News For


Published by The American Swimming Coaches Association

5101 NW 21 Ave., Suite 200

Fort Lauderdale FL 33309




Three Variables of a Swimmer’s Performance That Parents Contribute To 

By Jack Maddan, Head Coach and CEO of Hilton Head Aquatics.


As we approach the midpoint of the short course season the athletes are realizing that they are on the path to reaching their goals or they need to make some wholesale changes. Each season presents another mountain to climb for each swimmer. The climb they have to make will depend on the level of success they achieved in the previous season. Success is a relative term and is different for each athlete and training group in the program. For one swimmer it might be to qualify for the State meet and for another it might be to make Olympic trials. Whatever the goal might be, each swimmer has to be willing to do more work than they did in the previous season.  And parents can help.


Parents put a lot of time, money and commitment into the sport. You assist in providing the best opportunity for your children to be successful in the pool. Coaches appreciate that. There are certain variables that you have a direct impact on that do affect the swimmers’ level of success.


One variable is practice attendance.  As a parent, we are asking you to support the coaching staff and encourage your swimmers to be at the number of practices required by the coach. If the swimmers are not making that requirement it is hard for them to benefit from the whole seasonal plan. This is critical because each coach has a daily, weekly and seasonal plan and missing out on that will hinder the overall success. This is different with each group, but as each swimmer moves within the program, the expectations become much greater.


Another set of variables are nutrition, rest and body changes. This is, for some people, the most sensitive area, but it is significant and should be addressed seriously.  As parents, if you are not providing your children with good fuel on a daily basis then over time they will not excel in practice. This starts the moment they enter the program.  If you start with good nutritional habits it makes it easier for them to sustain over the course of the season and to establish a healthy lifestyle in the long term.


It is also imperative that each swimmer is getting adequate rest. When a swimmer is burning the candle at both ends this is where injuries and illness set in. When we have a day off, all swimmers should be wise about the decisions made so their bodies can recover properly.

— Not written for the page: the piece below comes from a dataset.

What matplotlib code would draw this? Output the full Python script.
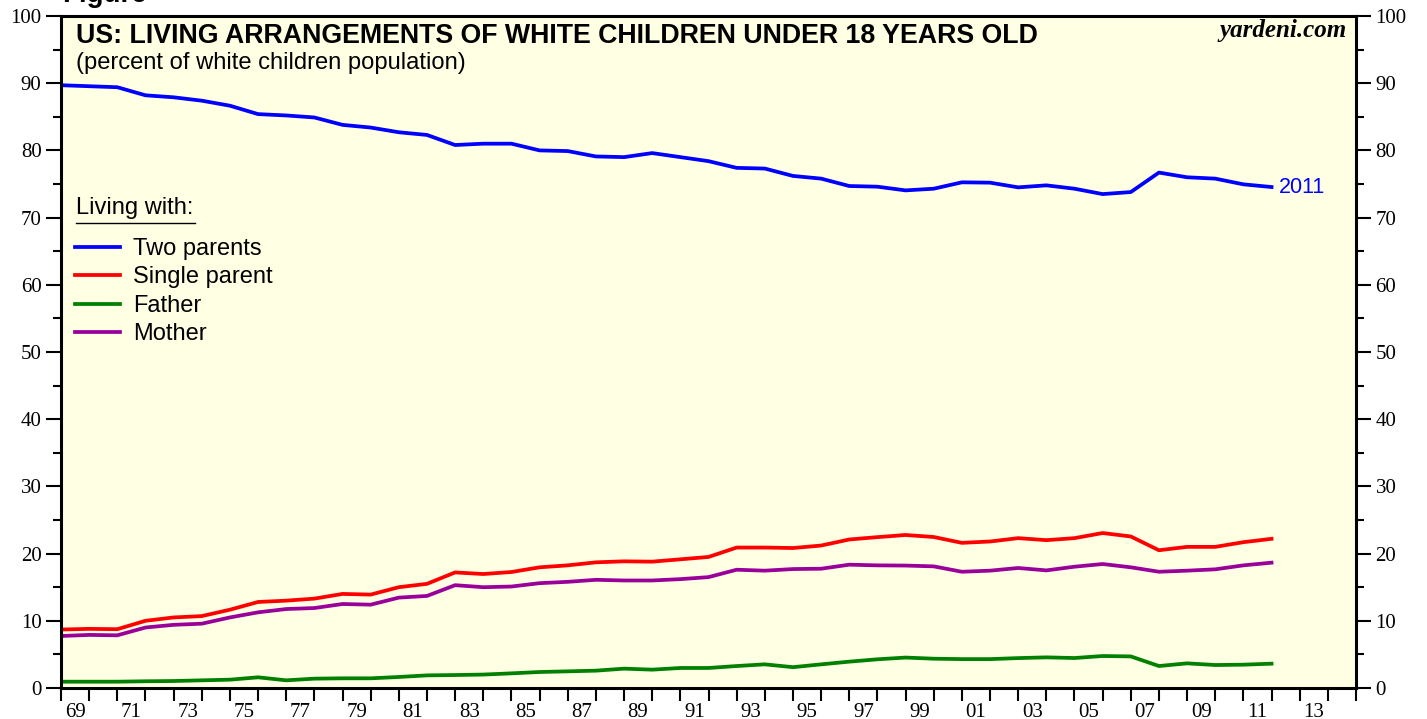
import numpy as np
import matplotlib
matplotlib.use("Agg")
import matplotlib.pyplot as plt
from matplotlib.lines import Line2D
from matplotlib.ticker import MultipleLocator, FixedLocator, FixedFormatter

# ---------------- data (percent of white children population) ----------------
years = list(range(1968, 2012))
two_parents = [89.7, 89.55, 89.4, 88.2, 87.9, 87.4, 86.65, 85.4, 85.2, 84.9,
               83.8, 83.4, 82.7, 82.3, 80.8, 81.0, 81.0, 80.0, 79.9, 79.1,
               79.0, 79.6, 79.0, 78.4, 77.4, 77.3, 76.2, 75.8, 74.7, 74.6,
               74.05, 74.3, 75.25, 75.2, 74.5, 74.8, 74.3, 73.5, 73.8, 76.7,
               76.0, 75.8, 74.95, 74.55]
single_parent = [8.7, 8.8, 8.75, 10.0, 10.5, 10.7, 11.65, 12.8, 13.0, 13.3,
                 14.0, 13.9, 15.0, 15.5, 17.2, 16.96, 17.26, 17.96, 18.25, 18.7,
                 18.85, 18.8, 19.15, 19.5, 20.9, 20.9, 20.83, 21.2, 22.1, 22.45,
                 22.77, 22.47, 21.6, 21.8, 22.3, 22.0, 22.3, 23.06, 22.55, 20.5,
                 21.0, 21.0, 21.7, 22.2]
father = [0.94, 0.94, 0.94, 1.0, 1.04, 1.14, 1.24, 1.59, 1.14, 1.39,
          1.44, 1.44, 1.64, 1.88, 1.93, 2.0, 2.18, 2.38, 2.48, 2.58,
          2.88, 2.73, 2.98, 2.98, 3.27, 3.52, 3.1, 3.52, 3.92, 4.27,
          4.53, 4.36, 4.3, 4.3, 4.45, 4.56, 4.46, 4.76, 4.7, 3.27,
          3.67, 3.42, 3.47, 3.62]
mother = [7.74, 7.9, 7.84, 9.0, 9.4, 9.57, 10.5, 11.26, 11.75, 11.9,
          12.5, 12.4, 13.45, 13.7, 15.3, 15.0, 15.1, 15.6, 15.8, 16.1,
          16.0, 16.0, 16.2, 16.5, 17.6, 17.46, 17.7, 17.75, 18.35, 18.25,
          18.22, 18.1, 17.3, 17.46, 17.86, 17.5, 18.05, 18.45, 17.96, 17.3,
          17.46, 17.66, 18.25, 18.65]

series_names = ["Two parents", "Single parent", "Father", "Mother"]
series_colors = ["#0000FF", "#FF0000", "#008000", "#990099"]
x_label_years = list(range(1969, 2014, 2))
x_labels = ["%02d" % (y % 100) for y in x_label_years]
y_ticks = list(range(0, 101, 10))
last_label = "2011"

# ---------------- figure ----------------
W, H = 1427, 719
fig = plt.figure(figsize=(W / 100, H / 100), dpi=100)
L, R, T, B = 61, 1356, 16, 688
ax = fig.add_axes([L / W, 1 - B / H, (R - L) / W, (B - T) / H])
ax.set_facecolor("#FFFFE4")

# yearly values plotted at year end
xpos = np.array(years) + 1.0
for vals, c in zip([two_parents, single_parent, father, mother], series_colors):
    ax.plot(xpos, vals, color=c, lw=2.7, solid_joinstyle="round")

ax.set_xlim(1969, 2015)
ax.set_ylim(0, 100)

for s in ax.spines.values():
    s.set_linewidth(2.2)
    s.set_color("black")

serif = "Liberation Serif"
sans = "Liberation Sans"

# y axis ticks both sides
ax.yaxis.set_major_locator(FixedLocator(y_ticks))
ax.yaxis.set_minor_locator(MultipleLocator(5))
ax.tick_params(axis="y", which="major", direction="out", length=11, width=1.5,
               left=True, right=True, labelleft=True, labelright=True,
               labelsize=15, pad=3)
ax.tick_params(axis="y", which="minor", direction="out", length=5.5, width=1.5,
               left=True, right=True)
for lab in ax.get_yticklabels():
    lab.set_fontfamily(serif)

# x axis: tick marks every year, labels centred in the year interval
ax.xaxis.set_major_locator(MultipleLocator(1))
ax.xaxis.set_major_formatter(FixedFormatter([]))
ax.tick_params(axis="x", which="major", direction="out", length=9.5, width=1.5,
               labelbottom=False)
ax.xaxis.set_minor_locator(FixedLocator([y + 0.5 for y in x_label_years]))
ax.xaxis.set_minor_formatter(FixedFormatter(x_labels))
ax.tick_params(axis="x", which="minor", length=0, labelsize=15, pad=10.5)
for lab in ax.get_xticklabels(minor=True):
    lab.set_fontfamily(serif)

# titles
fig.text(62 / W, 1 - 2.5 / H, "Figure", fontsize=20, fontweight="bold",
         family=sans, va="baseline", ha="left")
fig.text(76 / W, 1 - 23 / H, "US: LIVING ARRANGEMENTS OF WHITE CHILDREN UNDER 18 YEARS OLD",
         fontsize=19.3, fontweight="bold", family=sans, va="top", ha="left")
fig.text(76 / W, 1 - 52 / H, "(percent of white children population)",
         fontsize=17.1, family=sans, va="top", ha="left")
fig.text(1347 / W, 1 - 19 / H, "yardeni.com", fontsize=18, fontweight="bold",
         fontstyle="italic", family=serif, va="top", ha="right")

# legend
handles = [Line2D([], [], color=c, lw=2.7) for c in series_colors]
leg = ax.legend(handles, series_names, loc="upper left",
                bbox_to_anchor=((76 - L - 8) / (R - L), (B - 231) / (B - T)),
                frameon=False, handlelength=1.9, handletextpad=0.55,
                labelspacing=0.27, borderaxespad=0, borderpad=0.3,
                prop={"family": sans, "size": 17})
fig.text(76 / W, 1 - 197 / H, "Living with:", fontsize=17, family=sans,
         va="top", ha="left")
fig.add_artist(Line2D([76 / W, 195 / W], [1 - 223 / H, 1 - 223 / H],
                      color="black", lw=1.0, transform=fig.transFigure))

# end label
ax.annotate(last_label, (xpos[-1], two_parents[-1]), xytext=(5, 0),
            textcoords="offset points", color="#0000FF", fontsize=15.5,
            family=sans, va="center", ha="left")

fig.savefig("out.png", dpi=100)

The physiological factors that take place in athletes can impede or accelerate their progress. When a swimmer is growing, depending on how much they are growing, this can be a good or bad thing. Many swimmers struggle physically and mentally during this time.  The growth can make them stronger in the water or can cause them to be awkward because of growing too quickly. This is usually more typical in boys between the ages of 13-16.   For the girls, going through puberty affects body composition and proportions and can really mess up stroke techniques especially in butterfly and breaststroke.  , especially on the girl’s side.  In addition, girls go from an 11-14 year old with a lean body that recovers very quickly to a young woman’s body that takes longer to recover between workouts. This is where plateaus sometimes take place and can last up to several years. Parental support in a positive manner is a key component in helping them to wade through these waters.  There are two specific things a parent can do.  First, never allow a young swimmer to be identified as a stroke specialist – Be cautious in saying things like, “You’re my perfect little butterflyer,” or “You’ll be swimming the breaststroke in the 2020 Olympics.”  Secondly, focus comments on continual, long term improvement in all strokes.


One more variable:  parental support of the swimmer and coach. This should be the easiest one to control, but it is not always the case. Parents have only one role at a swim meet: support the swimmer and the coach to achieve the athlete’s goals. I think this is important to remember because sometimes the athlete and parent have different goals. 


These are the comments a coach would most appreciate a parent to say to their child before and after a swim:  Before the swim - “Good luck and have fun.”  After the swim -- “Good Job,” and “What did your coach say?” and “I’m proud of you,” or sometimes, “I am sure you will do better next time.”


If your dialogue is different then this, then you are not supporting the coach and swimmer relationship. The most detrimental thing you can do for your child is compare them to another swimmer, coach them before or after a swim, or give them negative feedback after a race.


So what I recommend is to make sure that you are communicating with your son or daughter on how they are doing in practice on a daily basis. Periodically check in with their coach and ask him or her how you child is doing, so there are no surprises when it comes to competition time.


Remember, swimming is a sport where we look at long term progress.  Some athletes have to work for 6 months to drop one second in an event. If you can really be aware what the contributing variables are for success (and remember that means having some patience to reach the process), then I stand behind the belief that your children will be better prepared for anything that comes their way in life.